Laboratoire de Physique Théorique
Toulouse - UMR 5152

The quantum spin Hall phase is a new phase of matter that is realized experimentally in HgTe/CdTe quantum wells and is one example of a 2D topological insulator. This phase is characterized by two counter-propagating edge states, crossing the bulk band gap. Contrary to the quantum hall phase, in a topological insulator time-reversal symmetry (TRS) is preserved, and the edge states arise without any applied magnetic field. Since in addition, there is a strong spin-orbit coupling in the material, the direction of motion at the edge is correlated with the direction of spin. Such effective 1D systems are called helical liquids.
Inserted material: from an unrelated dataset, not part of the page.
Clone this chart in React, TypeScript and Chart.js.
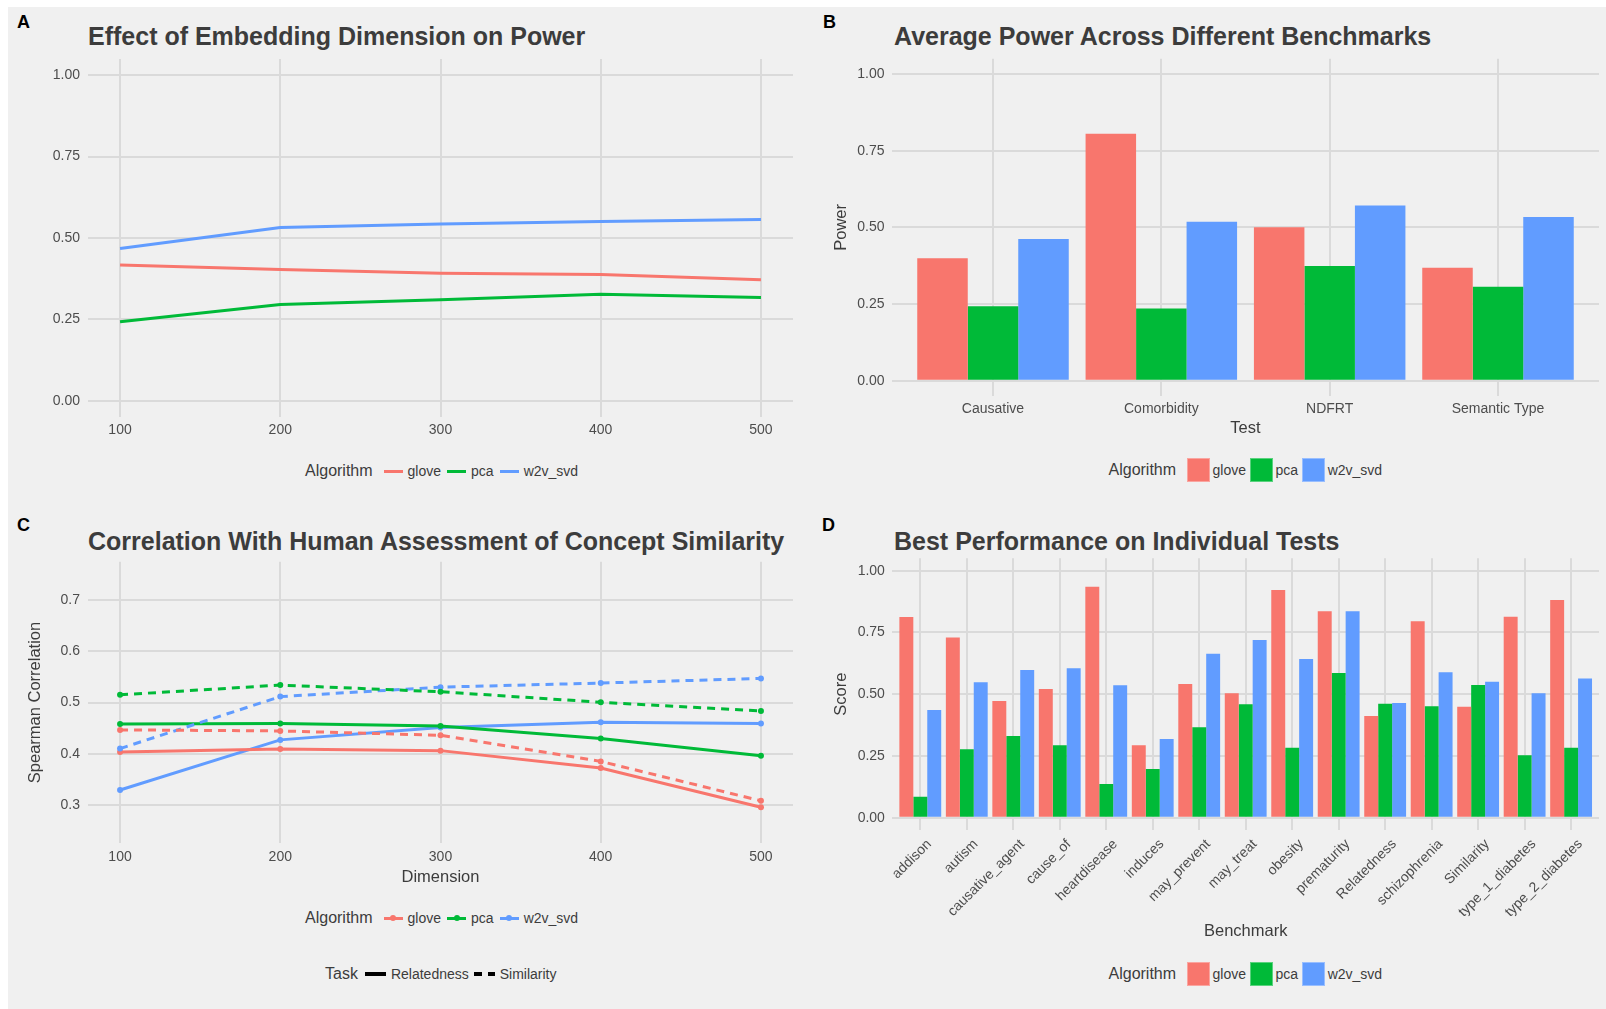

When interactions are included, they resemble a Tomonaga-Luttinger liquid with the additional constraint of topological protection against elastic, single particle, backscattering, imposed by time-reversal symmetry. Experimental measurements of the longitudinal conductance however show clear deviations from the quantized value of G_0 = 2 e^2/h, which call for a detailed investigation of scattering mechanisms in helical liquids. The occurrence of two-particle inelastic backscattering has been conjectured in helical edge states of topological insulators and is expected to alter transport. In this seminar, I will explain, by using a renormalization group approach, how this process can be derived microscopically, in the presence of a time-reversal invariant Rashba impurity potential, that can stem from fluctuations of a transverse electric field. I will show that the linear conductance as a function of temperature exhibits a crossover between two scaling behaviors : T^4K for K>1/2 and T^8K-2 for K<1/$, with K the Luttinger parameter.